-------- Stored rows --------
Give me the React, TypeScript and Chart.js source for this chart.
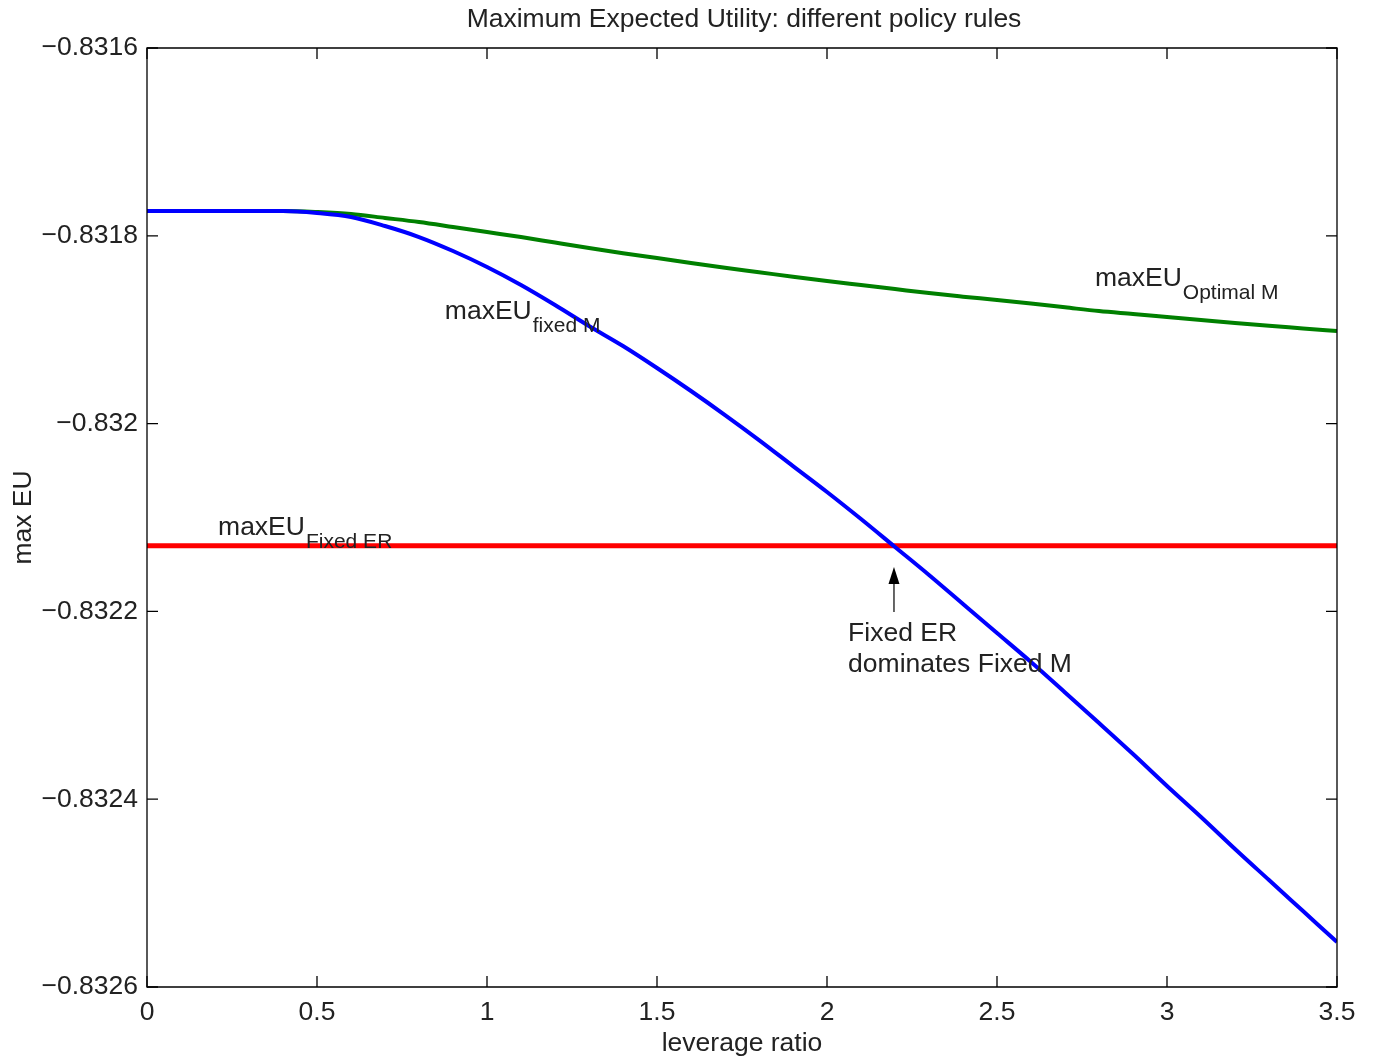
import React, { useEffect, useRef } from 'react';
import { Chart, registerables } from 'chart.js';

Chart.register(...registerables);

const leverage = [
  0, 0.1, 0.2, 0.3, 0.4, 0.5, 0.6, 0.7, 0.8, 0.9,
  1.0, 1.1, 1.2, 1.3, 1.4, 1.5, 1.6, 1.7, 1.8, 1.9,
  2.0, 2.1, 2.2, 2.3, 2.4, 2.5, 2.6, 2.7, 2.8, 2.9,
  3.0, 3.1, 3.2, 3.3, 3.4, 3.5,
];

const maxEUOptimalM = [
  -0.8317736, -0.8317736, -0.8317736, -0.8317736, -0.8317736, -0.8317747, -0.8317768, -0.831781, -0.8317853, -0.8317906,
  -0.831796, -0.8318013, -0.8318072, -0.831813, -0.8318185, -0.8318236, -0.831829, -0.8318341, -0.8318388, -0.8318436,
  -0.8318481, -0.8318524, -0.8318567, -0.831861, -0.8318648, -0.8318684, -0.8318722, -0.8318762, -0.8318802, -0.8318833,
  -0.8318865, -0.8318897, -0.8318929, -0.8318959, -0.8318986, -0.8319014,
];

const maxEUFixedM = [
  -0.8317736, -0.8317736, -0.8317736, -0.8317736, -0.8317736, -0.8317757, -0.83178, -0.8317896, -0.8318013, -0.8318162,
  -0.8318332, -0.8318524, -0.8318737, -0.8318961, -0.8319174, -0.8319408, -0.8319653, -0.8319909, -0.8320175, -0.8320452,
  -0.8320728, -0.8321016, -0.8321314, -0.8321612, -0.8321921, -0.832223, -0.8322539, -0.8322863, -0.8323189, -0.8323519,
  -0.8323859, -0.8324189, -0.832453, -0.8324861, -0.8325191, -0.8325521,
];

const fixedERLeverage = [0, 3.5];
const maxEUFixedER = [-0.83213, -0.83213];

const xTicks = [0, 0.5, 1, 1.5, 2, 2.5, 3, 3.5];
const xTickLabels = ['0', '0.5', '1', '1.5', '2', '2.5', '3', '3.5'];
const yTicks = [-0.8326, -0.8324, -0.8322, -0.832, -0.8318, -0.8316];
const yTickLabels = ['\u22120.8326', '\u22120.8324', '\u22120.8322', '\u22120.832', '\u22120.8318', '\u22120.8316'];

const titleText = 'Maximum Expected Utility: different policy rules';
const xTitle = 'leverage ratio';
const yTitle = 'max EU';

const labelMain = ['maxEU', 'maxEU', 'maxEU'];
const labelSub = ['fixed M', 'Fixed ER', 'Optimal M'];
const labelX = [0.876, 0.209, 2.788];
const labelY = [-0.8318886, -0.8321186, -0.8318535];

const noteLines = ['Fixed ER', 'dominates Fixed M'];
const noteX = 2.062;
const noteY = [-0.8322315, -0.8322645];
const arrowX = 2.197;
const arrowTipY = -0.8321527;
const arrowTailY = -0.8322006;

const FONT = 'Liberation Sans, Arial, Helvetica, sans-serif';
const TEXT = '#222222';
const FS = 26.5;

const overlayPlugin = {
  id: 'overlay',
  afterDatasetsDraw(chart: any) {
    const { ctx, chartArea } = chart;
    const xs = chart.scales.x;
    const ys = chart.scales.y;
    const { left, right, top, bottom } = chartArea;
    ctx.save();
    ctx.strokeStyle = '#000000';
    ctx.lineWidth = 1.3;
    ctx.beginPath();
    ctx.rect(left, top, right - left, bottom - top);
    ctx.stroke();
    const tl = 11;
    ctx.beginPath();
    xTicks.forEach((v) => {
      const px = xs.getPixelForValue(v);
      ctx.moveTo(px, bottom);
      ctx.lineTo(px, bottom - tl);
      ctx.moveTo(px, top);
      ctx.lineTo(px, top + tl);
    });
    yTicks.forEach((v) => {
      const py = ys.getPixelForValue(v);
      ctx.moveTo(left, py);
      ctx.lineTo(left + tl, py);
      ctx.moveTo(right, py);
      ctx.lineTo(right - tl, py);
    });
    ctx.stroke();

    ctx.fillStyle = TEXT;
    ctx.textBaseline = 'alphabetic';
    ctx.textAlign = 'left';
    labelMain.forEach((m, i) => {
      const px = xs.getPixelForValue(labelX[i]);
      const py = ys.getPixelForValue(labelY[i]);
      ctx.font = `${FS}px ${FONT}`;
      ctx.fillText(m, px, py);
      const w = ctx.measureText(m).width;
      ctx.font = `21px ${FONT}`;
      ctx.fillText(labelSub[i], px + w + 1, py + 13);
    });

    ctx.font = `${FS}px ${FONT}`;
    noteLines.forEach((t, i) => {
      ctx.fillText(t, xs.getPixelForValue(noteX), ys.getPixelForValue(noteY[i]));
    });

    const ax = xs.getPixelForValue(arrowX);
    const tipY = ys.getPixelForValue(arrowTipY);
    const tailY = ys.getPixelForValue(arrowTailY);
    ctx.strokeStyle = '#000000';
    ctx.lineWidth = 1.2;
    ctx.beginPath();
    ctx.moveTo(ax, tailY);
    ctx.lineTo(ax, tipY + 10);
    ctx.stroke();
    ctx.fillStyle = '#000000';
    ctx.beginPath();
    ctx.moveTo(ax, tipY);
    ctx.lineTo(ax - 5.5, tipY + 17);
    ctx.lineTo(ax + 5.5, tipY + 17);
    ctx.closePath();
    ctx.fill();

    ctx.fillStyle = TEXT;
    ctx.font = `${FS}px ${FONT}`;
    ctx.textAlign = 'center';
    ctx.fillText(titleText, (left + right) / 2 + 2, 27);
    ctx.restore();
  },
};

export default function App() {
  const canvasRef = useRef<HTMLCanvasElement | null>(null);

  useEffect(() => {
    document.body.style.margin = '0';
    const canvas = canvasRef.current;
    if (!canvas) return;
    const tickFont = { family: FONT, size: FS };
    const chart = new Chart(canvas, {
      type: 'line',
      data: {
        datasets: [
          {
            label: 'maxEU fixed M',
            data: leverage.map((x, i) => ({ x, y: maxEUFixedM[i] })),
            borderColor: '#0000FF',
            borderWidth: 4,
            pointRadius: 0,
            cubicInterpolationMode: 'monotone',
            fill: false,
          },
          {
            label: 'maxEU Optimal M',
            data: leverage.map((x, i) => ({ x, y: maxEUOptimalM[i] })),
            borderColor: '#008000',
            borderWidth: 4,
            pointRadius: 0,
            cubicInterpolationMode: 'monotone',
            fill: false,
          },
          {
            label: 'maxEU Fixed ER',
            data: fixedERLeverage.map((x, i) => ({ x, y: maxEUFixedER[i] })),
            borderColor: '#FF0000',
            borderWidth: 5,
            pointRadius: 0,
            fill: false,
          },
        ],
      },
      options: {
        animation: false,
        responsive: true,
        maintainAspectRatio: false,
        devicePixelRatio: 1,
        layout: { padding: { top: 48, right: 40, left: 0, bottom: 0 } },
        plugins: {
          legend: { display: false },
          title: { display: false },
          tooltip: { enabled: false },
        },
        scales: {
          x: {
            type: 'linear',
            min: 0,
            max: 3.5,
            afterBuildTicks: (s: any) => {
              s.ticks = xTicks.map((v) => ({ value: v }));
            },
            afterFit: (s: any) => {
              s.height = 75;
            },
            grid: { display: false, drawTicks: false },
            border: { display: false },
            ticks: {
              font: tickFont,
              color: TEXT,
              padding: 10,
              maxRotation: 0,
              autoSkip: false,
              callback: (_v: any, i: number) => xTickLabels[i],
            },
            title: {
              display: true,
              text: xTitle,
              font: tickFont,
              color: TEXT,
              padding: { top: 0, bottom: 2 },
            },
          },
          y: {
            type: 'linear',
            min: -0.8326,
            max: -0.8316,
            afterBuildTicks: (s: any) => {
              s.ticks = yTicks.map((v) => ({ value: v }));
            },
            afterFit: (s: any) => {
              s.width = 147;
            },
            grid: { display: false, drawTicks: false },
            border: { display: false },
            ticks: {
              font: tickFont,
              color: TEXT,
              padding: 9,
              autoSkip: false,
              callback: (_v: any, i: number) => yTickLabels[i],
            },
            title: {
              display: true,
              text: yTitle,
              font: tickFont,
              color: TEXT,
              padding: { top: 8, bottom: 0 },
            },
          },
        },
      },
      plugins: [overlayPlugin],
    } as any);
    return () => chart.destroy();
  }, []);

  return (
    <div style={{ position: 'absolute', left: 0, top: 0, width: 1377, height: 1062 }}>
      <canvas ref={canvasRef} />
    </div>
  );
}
--------
-------- Stored rows --------
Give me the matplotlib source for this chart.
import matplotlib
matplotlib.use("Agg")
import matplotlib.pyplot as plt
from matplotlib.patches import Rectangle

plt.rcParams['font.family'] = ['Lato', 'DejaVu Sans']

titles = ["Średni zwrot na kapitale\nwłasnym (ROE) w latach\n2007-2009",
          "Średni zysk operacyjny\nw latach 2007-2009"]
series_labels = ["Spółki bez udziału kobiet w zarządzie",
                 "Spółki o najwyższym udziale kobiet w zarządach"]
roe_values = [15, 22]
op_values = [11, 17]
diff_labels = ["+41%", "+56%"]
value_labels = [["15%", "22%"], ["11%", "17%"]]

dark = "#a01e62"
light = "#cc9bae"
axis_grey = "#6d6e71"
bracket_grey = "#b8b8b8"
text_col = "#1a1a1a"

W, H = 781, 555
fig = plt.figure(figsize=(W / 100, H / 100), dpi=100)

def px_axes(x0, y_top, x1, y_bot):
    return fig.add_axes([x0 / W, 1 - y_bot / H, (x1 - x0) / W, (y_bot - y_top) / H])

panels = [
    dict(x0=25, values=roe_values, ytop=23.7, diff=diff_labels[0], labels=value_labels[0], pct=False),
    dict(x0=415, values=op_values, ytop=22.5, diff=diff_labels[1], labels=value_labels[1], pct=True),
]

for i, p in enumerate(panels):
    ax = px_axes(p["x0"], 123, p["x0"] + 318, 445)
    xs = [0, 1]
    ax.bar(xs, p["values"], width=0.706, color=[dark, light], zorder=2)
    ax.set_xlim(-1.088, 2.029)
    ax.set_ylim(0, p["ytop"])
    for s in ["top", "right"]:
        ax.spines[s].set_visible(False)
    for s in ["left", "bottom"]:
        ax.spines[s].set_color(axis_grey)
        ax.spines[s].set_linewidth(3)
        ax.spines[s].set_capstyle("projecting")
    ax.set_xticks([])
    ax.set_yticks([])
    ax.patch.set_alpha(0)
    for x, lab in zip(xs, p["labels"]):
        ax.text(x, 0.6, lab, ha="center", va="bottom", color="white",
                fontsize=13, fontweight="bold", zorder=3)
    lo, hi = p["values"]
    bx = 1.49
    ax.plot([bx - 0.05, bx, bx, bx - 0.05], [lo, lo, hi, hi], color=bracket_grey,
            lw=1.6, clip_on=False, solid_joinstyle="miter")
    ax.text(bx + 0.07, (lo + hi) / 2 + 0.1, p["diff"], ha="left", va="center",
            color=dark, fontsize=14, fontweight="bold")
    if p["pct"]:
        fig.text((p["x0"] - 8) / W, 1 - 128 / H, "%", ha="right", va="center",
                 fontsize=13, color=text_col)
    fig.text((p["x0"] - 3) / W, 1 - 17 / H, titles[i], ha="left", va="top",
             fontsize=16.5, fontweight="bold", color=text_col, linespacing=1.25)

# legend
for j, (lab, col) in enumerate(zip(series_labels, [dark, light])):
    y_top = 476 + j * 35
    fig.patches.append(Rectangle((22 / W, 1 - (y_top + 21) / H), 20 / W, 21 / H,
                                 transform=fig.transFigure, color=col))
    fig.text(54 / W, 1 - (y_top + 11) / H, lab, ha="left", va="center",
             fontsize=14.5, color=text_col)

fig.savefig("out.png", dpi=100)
--------
Set problem: Lines of the material that contain the word "Give" are to be gathered.

Task answer:
Give me the React, TypeScript and Chart.js source for this chart.
Give me the matplotlib source for this chart.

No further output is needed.